YOUR INSTRUCTIONS
Retype only the lines below from the one with "Convert this chart to Apache ECharts code." to the one with "40, 45, 50];", inclusive, skipping every image.

(Part of a data file)
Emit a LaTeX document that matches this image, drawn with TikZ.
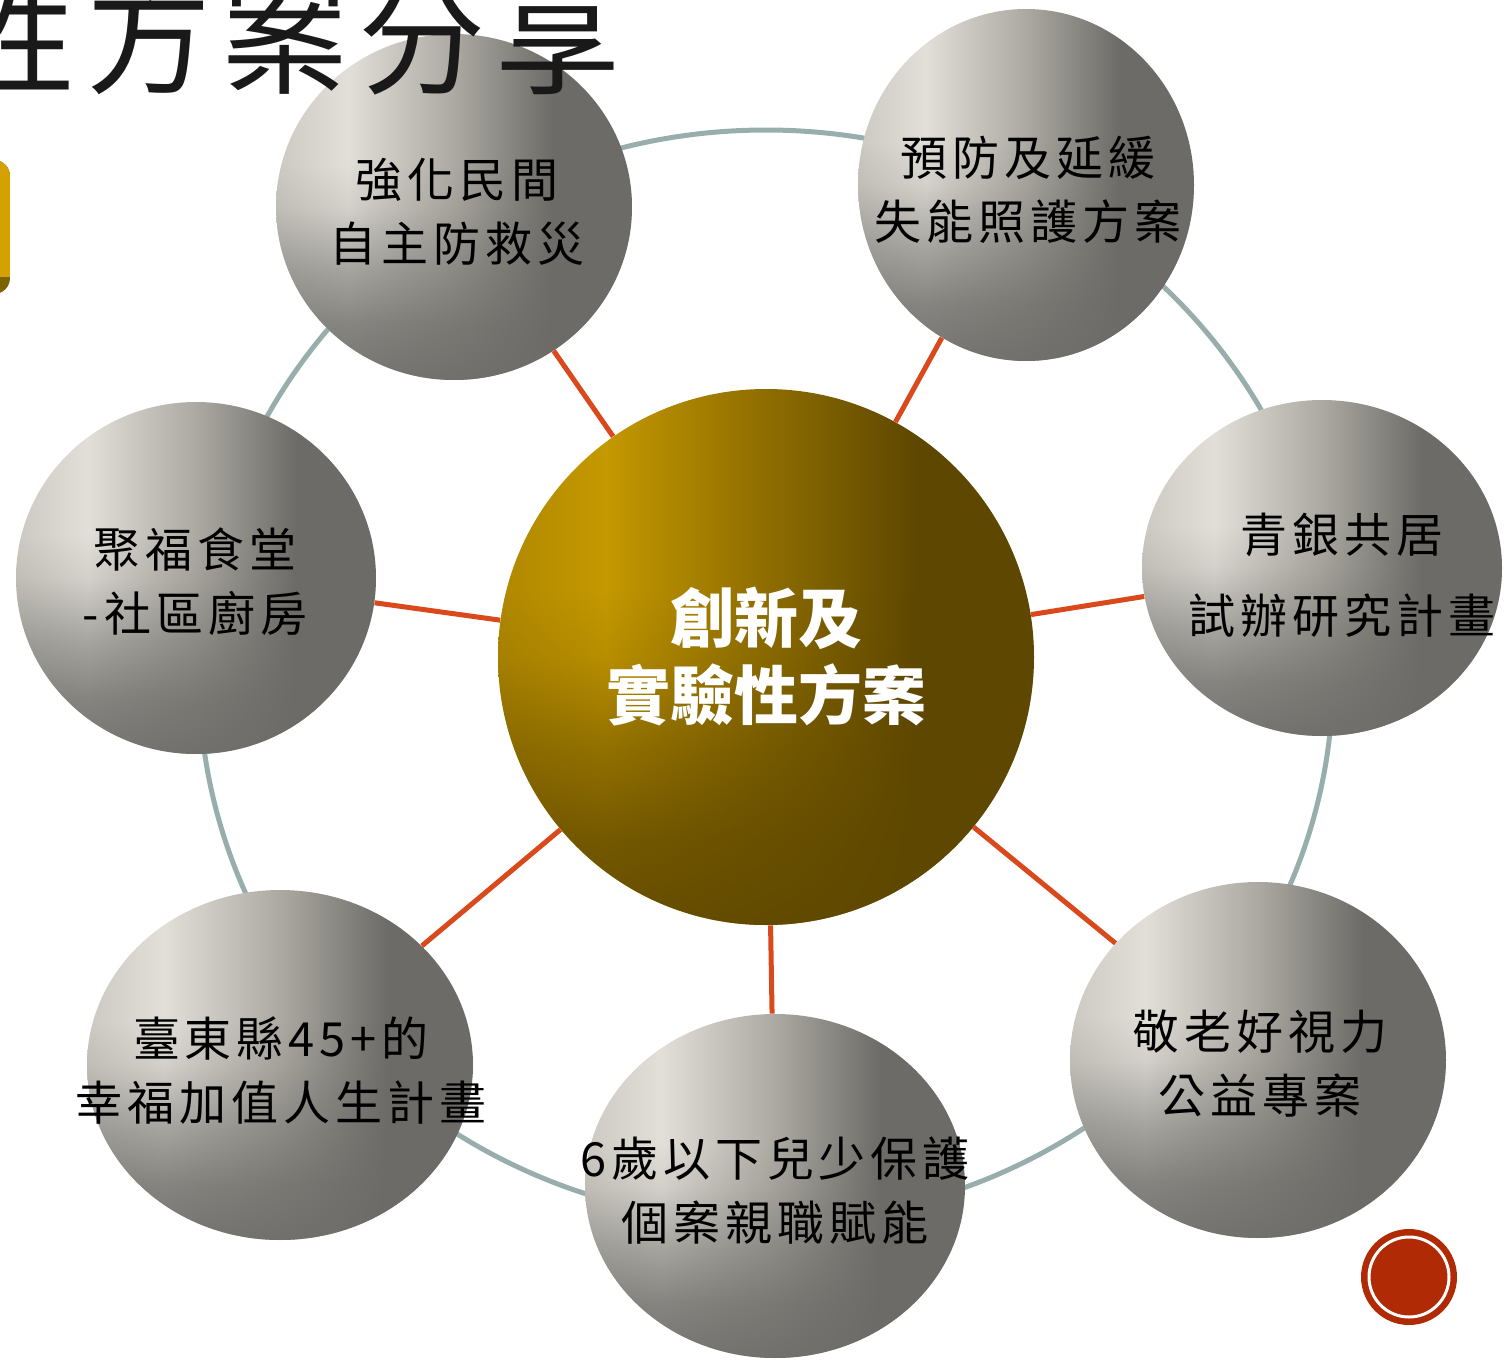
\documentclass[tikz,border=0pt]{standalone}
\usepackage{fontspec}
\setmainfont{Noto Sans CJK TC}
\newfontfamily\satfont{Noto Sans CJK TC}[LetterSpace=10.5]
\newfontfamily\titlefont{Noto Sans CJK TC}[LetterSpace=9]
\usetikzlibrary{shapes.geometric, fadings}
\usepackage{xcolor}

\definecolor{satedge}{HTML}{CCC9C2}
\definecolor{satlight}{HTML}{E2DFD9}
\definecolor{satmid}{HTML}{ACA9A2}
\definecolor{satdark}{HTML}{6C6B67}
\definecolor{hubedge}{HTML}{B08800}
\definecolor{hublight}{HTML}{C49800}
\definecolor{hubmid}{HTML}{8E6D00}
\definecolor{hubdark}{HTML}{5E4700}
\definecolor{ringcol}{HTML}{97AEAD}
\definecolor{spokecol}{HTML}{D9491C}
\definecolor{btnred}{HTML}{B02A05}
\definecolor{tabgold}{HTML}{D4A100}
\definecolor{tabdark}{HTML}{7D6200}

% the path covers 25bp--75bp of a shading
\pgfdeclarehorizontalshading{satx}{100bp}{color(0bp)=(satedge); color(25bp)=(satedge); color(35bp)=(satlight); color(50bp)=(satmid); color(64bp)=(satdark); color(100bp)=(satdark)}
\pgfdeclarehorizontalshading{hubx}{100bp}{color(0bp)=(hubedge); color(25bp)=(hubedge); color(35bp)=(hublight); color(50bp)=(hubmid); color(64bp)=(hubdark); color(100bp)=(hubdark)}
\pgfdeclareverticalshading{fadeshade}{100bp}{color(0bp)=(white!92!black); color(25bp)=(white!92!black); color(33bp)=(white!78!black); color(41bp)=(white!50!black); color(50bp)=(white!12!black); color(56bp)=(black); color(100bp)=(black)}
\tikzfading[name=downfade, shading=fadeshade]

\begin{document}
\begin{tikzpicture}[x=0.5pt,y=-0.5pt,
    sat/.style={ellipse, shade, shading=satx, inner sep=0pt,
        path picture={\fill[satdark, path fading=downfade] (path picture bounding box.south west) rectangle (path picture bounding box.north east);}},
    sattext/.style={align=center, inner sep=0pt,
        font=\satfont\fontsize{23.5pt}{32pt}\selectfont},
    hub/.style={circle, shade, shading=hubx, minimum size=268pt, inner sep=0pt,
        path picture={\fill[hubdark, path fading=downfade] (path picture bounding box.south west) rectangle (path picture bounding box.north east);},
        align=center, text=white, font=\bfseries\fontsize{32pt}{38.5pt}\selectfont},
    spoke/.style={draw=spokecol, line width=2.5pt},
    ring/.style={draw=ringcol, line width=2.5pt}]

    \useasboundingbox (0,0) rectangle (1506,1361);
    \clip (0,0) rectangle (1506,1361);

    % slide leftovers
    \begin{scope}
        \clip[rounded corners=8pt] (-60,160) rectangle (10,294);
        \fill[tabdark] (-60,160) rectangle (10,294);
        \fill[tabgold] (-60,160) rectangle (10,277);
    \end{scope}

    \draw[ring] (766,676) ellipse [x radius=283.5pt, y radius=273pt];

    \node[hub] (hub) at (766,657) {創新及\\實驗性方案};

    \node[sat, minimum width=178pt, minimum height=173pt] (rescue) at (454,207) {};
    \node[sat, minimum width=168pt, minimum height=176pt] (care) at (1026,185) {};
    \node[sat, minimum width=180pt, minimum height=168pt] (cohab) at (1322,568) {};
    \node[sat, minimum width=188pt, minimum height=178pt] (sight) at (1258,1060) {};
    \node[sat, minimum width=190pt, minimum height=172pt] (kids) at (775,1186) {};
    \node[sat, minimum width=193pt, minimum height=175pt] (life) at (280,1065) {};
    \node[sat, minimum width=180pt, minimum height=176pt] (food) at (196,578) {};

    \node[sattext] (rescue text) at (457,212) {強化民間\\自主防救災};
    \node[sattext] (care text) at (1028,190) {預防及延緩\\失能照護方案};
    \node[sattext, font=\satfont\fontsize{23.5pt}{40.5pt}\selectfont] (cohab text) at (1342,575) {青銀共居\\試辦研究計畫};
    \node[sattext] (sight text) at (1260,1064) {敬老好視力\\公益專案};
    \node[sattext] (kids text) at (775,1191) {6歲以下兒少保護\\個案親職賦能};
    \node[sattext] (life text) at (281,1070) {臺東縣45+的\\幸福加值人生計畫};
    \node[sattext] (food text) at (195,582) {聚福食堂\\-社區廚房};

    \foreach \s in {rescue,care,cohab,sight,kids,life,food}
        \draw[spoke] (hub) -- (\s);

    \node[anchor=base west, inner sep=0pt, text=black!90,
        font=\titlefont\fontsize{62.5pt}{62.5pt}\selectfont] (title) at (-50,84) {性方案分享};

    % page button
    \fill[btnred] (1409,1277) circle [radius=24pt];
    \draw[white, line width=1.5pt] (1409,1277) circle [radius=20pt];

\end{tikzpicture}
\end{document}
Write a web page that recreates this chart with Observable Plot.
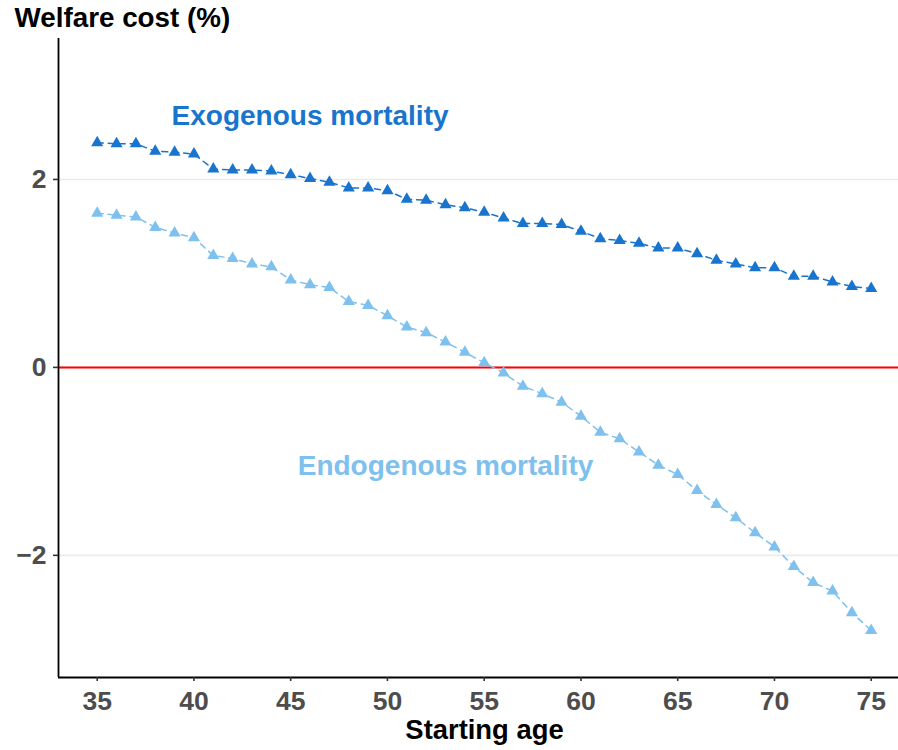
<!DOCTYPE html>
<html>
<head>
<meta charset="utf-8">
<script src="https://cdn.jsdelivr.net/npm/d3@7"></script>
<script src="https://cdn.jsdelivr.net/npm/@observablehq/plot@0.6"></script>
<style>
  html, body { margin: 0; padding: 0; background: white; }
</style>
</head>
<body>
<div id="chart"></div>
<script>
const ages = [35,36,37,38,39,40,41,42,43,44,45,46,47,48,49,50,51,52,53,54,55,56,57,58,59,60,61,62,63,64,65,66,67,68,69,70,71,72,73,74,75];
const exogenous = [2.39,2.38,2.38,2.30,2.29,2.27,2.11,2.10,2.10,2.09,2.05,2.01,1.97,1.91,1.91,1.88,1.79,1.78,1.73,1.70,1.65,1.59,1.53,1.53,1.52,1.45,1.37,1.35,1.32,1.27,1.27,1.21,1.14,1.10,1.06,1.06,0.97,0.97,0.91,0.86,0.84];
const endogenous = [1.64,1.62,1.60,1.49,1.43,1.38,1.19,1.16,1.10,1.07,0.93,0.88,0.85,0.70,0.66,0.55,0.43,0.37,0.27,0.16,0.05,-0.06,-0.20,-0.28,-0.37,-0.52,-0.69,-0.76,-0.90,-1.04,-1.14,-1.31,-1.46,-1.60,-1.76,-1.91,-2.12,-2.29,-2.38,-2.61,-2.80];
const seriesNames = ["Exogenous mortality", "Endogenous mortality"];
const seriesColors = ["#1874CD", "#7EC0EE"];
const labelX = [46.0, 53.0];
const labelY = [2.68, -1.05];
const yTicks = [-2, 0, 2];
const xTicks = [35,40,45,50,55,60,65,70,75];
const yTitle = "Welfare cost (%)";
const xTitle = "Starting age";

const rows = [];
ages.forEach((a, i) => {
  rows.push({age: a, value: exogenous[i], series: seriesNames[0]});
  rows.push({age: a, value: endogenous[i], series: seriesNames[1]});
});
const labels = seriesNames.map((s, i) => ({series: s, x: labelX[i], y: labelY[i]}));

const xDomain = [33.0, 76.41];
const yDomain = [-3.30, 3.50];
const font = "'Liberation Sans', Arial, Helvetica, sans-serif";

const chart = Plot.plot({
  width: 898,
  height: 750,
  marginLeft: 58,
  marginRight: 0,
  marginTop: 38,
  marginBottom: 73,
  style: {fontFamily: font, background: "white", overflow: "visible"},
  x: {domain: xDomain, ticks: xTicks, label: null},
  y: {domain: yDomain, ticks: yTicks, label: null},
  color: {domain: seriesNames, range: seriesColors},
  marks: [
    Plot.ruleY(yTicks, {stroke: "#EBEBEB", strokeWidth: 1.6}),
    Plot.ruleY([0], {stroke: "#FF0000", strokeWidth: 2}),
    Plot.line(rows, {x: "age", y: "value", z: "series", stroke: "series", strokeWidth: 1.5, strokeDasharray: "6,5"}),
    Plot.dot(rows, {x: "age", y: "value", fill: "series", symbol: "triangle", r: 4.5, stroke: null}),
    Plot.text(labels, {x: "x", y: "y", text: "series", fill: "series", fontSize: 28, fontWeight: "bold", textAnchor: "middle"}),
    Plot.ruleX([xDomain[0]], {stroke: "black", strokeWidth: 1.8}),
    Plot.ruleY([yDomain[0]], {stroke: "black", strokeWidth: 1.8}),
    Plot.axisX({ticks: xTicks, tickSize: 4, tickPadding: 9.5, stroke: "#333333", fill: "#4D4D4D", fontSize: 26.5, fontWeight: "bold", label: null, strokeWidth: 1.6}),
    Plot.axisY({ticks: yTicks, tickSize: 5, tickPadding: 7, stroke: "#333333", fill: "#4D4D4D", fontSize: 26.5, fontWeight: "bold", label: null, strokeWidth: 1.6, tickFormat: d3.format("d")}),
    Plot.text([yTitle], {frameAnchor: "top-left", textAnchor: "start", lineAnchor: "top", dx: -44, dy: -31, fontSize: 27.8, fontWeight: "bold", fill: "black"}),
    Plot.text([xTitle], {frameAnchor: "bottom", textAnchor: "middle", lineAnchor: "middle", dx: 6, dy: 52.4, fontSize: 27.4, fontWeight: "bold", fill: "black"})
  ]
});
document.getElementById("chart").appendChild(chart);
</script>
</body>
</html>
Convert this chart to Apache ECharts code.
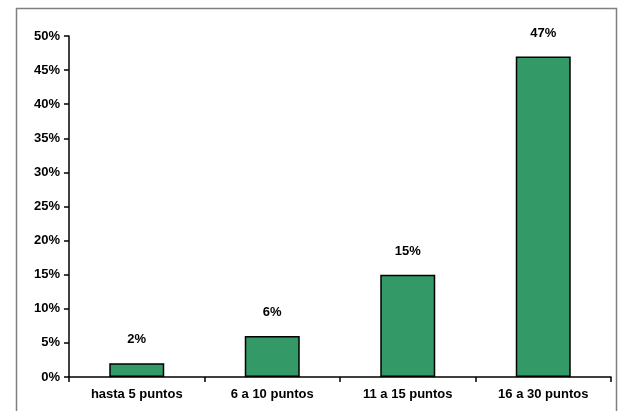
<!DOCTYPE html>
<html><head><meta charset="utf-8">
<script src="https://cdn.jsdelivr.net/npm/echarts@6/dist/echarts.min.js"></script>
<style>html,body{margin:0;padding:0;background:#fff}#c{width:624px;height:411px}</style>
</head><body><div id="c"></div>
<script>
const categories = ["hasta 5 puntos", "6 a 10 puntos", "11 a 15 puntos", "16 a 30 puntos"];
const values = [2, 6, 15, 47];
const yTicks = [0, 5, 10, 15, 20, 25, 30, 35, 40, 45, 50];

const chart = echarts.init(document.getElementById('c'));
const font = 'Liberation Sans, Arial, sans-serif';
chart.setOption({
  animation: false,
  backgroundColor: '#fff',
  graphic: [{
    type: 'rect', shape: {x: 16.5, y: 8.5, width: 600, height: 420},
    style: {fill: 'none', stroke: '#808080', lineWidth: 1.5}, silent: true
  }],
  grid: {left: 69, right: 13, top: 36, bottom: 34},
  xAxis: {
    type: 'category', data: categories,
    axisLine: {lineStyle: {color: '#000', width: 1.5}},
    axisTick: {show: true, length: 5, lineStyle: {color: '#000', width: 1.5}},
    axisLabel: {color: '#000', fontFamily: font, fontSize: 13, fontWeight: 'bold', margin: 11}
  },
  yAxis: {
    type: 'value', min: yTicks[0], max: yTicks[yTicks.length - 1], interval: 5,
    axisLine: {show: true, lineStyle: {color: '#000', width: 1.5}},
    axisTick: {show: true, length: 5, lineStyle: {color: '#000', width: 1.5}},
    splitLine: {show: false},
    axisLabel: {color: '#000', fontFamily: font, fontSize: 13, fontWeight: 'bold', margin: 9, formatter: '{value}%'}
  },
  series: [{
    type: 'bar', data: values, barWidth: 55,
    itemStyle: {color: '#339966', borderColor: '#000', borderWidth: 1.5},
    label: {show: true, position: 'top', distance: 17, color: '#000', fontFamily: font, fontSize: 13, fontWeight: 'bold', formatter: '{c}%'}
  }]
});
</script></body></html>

SOLUTION FOR THIS EXERCISE
Convert this chart to Apache ECharts code.
<!DOCTYPE html>
<html><head><meta charset="utf-8">
<script src="https://cdn.jsdelivr.net/npm/echarts@6/dist/echarts.min.js"></script>
<style>html,body{margin:0;padding:0;background:#fff}#c{width:624px;height:411px}</style>
</head><body><div id="c"></div>
<script>
const categories = ["hasta 5 puntos", "6 a 10 puntos", "11 a 15 puntos", "16 a 30 puntos"];
const values = [2, 6, 15, 47];
const yTicks = [0, 5, 10, 15, 20, 25, 30, 35, 40, 45, 50];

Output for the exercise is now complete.